[Source code of charts]
★ ★ ★

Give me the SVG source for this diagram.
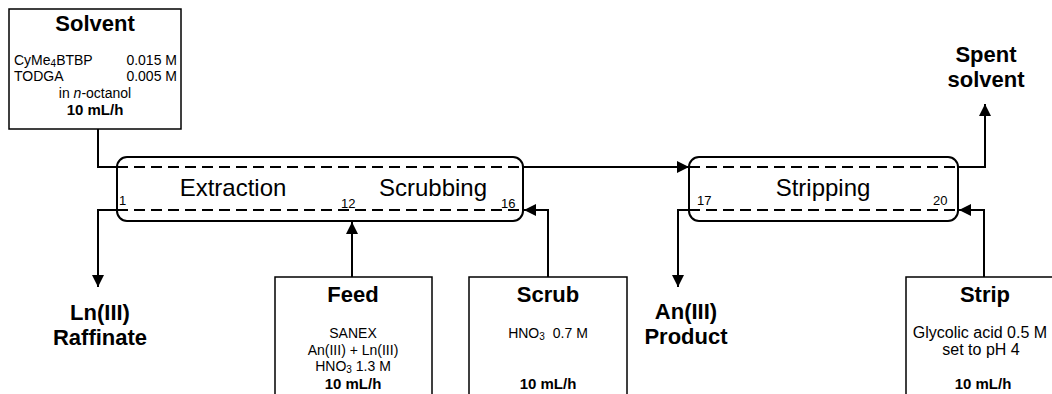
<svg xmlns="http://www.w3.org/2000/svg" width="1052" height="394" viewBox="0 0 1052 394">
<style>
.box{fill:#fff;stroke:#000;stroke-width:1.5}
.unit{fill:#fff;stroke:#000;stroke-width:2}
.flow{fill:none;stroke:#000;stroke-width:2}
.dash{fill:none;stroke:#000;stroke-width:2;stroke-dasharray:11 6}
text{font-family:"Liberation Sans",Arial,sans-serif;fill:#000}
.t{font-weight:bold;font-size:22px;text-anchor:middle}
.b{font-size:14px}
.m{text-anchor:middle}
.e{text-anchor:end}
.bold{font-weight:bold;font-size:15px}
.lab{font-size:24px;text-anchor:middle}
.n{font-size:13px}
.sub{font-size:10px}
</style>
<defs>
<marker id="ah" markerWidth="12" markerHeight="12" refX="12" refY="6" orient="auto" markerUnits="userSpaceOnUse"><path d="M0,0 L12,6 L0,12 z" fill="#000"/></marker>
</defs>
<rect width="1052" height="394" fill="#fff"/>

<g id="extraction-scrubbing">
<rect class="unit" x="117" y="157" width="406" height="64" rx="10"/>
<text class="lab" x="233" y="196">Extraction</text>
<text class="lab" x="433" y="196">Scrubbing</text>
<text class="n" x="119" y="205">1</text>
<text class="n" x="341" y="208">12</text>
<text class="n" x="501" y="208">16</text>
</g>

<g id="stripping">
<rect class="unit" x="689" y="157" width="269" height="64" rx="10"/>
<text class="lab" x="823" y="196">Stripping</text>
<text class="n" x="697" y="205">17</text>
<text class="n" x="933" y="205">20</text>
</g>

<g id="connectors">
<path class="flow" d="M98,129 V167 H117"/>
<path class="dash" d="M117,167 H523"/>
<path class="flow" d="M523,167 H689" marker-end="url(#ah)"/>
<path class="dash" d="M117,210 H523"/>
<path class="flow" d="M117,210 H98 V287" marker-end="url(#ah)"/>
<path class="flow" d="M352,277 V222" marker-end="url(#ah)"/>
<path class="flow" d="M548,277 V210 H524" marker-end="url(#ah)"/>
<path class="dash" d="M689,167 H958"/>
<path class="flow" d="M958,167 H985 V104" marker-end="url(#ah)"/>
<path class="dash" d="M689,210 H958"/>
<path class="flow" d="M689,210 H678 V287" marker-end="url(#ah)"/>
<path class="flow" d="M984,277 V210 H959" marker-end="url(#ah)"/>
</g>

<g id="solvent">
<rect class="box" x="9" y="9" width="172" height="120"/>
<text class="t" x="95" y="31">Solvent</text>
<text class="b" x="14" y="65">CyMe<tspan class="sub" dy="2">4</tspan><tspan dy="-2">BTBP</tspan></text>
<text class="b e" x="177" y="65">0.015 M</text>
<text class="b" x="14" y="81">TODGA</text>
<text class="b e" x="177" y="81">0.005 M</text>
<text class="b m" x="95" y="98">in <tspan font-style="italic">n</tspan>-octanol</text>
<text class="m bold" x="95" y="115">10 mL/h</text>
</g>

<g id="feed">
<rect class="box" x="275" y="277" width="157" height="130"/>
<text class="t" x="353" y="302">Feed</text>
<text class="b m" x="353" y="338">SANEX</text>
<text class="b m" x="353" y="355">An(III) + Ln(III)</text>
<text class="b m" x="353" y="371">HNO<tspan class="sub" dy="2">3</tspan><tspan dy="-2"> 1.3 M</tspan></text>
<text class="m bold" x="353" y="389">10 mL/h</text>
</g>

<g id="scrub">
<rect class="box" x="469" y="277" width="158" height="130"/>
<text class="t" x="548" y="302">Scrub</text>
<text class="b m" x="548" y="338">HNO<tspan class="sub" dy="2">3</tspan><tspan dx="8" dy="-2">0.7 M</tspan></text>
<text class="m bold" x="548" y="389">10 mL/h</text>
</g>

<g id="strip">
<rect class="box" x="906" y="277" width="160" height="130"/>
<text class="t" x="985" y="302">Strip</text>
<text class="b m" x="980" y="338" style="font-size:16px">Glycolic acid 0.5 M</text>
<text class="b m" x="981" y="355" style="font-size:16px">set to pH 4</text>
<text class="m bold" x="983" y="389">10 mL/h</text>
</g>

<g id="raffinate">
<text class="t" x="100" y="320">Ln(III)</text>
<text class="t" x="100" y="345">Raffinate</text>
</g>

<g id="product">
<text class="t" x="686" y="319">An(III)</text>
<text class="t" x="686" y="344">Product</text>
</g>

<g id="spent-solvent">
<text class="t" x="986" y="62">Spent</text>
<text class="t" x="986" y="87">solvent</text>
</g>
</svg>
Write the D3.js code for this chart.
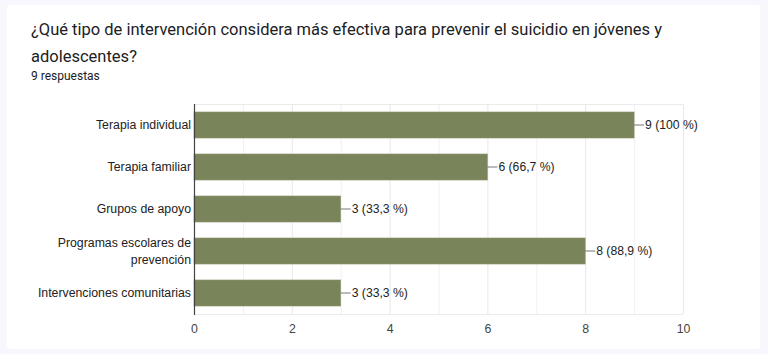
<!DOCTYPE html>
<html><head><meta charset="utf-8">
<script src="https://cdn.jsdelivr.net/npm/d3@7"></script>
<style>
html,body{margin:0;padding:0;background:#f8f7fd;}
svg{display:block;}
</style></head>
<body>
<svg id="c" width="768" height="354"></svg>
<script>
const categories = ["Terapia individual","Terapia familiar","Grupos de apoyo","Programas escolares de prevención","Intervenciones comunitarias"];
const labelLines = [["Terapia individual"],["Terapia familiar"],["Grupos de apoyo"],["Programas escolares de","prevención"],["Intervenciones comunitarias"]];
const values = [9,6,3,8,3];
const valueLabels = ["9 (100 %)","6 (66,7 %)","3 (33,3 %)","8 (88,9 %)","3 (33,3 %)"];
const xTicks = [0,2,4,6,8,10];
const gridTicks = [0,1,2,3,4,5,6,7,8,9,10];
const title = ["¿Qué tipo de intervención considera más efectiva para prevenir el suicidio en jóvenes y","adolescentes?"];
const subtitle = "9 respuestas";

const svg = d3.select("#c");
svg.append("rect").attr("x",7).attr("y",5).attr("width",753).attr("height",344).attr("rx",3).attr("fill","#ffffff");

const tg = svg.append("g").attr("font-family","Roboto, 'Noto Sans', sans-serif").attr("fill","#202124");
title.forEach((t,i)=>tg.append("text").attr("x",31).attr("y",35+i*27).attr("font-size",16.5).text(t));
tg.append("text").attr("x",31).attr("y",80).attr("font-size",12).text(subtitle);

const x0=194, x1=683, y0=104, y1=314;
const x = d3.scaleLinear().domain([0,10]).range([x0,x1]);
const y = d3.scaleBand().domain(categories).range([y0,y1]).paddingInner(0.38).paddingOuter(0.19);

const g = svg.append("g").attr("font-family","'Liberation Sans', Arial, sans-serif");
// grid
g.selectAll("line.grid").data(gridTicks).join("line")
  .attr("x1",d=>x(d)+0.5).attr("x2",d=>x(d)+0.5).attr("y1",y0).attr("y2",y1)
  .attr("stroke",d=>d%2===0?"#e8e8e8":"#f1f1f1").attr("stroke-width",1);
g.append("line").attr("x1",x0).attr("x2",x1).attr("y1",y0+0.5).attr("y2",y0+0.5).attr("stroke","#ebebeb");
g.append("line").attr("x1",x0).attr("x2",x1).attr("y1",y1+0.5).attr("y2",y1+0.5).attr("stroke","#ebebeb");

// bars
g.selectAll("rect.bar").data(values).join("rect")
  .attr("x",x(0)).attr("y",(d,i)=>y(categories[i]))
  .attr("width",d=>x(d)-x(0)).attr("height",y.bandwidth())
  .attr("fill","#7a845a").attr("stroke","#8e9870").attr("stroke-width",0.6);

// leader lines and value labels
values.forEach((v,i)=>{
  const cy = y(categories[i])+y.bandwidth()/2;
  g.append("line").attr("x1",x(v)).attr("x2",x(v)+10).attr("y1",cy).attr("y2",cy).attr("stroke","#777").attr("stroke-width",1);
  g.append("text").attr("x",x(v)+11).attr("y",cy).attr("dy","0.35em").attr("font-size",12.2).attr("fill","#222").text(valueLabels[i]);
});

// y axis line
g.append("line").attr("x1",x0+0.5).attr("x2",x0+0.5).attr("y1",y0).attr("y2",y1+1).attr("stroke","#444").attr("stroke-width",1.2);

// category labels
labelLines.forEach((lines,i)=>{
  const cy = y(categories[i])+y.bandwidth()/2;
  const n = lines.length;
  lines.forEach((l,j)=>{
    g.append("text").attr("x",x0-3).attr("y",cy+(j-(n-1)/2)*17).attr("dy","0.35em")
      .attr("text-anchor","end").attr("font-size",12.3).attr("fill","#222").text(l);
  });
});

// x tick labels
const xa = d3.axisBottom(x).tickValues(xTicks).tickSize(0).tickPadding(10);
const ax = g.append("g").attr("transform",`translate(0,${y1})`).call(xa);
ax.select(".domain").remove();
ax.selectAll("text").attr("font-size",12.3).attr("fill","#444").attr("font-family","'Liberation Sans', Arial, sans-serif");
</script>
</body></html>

★ ★ ★

**What is needed:**
Each line above that includes "this" should be shown.

**Result of the task:**
Give me the SVG source for this diagram.
Write the D3.js code for this chart.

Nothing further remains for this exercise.